Dazu kamen vermehrt formelle Alltagsorte wie (großenteils schwule) Szenekneipen, die mit der Ausgeh- und Tanzkultur der späten 1980er Jahre immer mehr eine Mischung aus Bars und Klubs wurden. Diese Ambivalenz aus einerseits tatsächlicher Todesangst und massiver diskursiver Stigmatisierung und andererseits einer sich immer offener formierenden und wortwörtlich fest einmietenden erst schwulen und dann zunehmend homosexuellen Szene bedeutet den Durchbruch für die Sichtbarkeit von Homosexualität im Osnabrücker Stadtraum. Sie wurde keineswegs "normal" im Sinne der bestehenden Moral- und Rechtsvorstellungen, aber sie veralltäglichte sich.
Sichtbarkeit und Angriffsfläche
Denn wenngleich die Sichtbarkeit nun eminent zunahm, zeigte die aus der Stadtbevölkerung kommende Aggression immer wieder, dass homosexuelles Leben nicht alltäglich sein sollte, geschweige denn als normal akzeptiert würde.

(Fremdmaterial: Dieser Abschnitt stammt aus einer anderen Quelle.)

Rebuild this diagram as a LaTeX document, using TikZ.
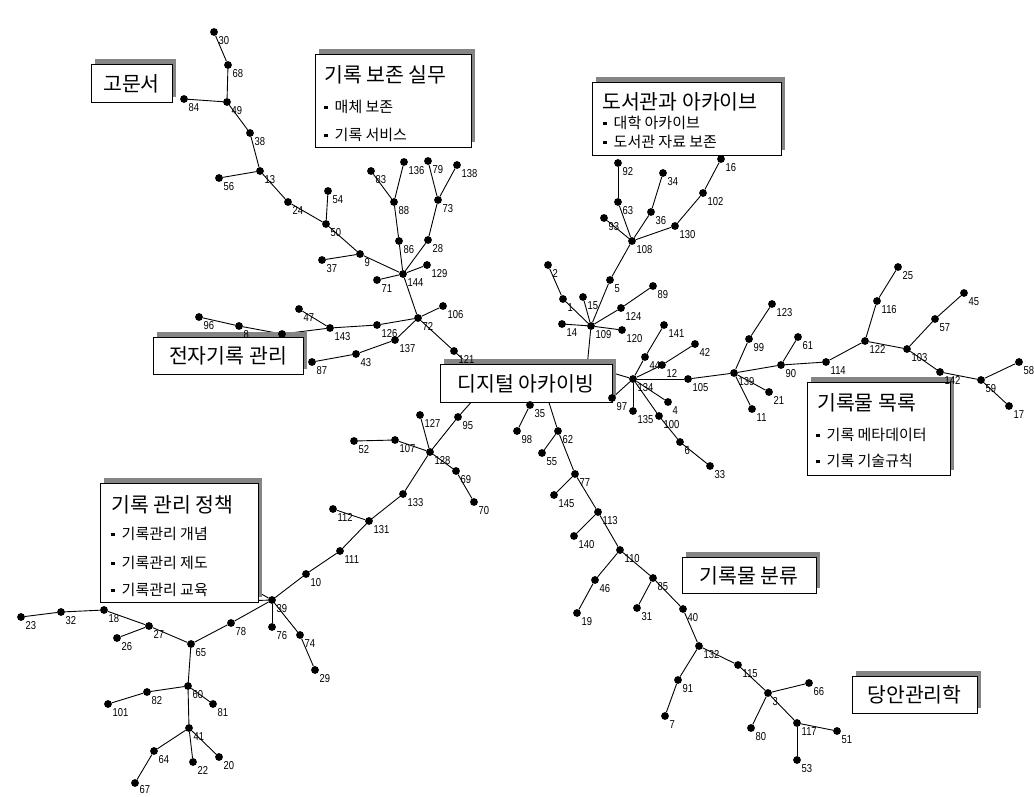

Für die 1980er Jahre häufen sich die Beschreibungen von Übergriffen. Das Jahrzehnt sollte also keineswegs als die Zeit einer triumphalen Befreiung romantisiert werden. Weniger eine Kartierung, sondern vielmehr die Interviews spiegeln dabei, wie stark die Alltäglichkeit dieser, oft verbalen, teilweise aber auch körperlichen Übergriffe aus der Gesellschaft, die Zunahme offen rechtsradikaler Bedrohungen und Angriffe und das als unzureichend empfundene Einschreiten der Staatsgewalt das fragile Sicherheitsempfinden der Betroffenen prägte.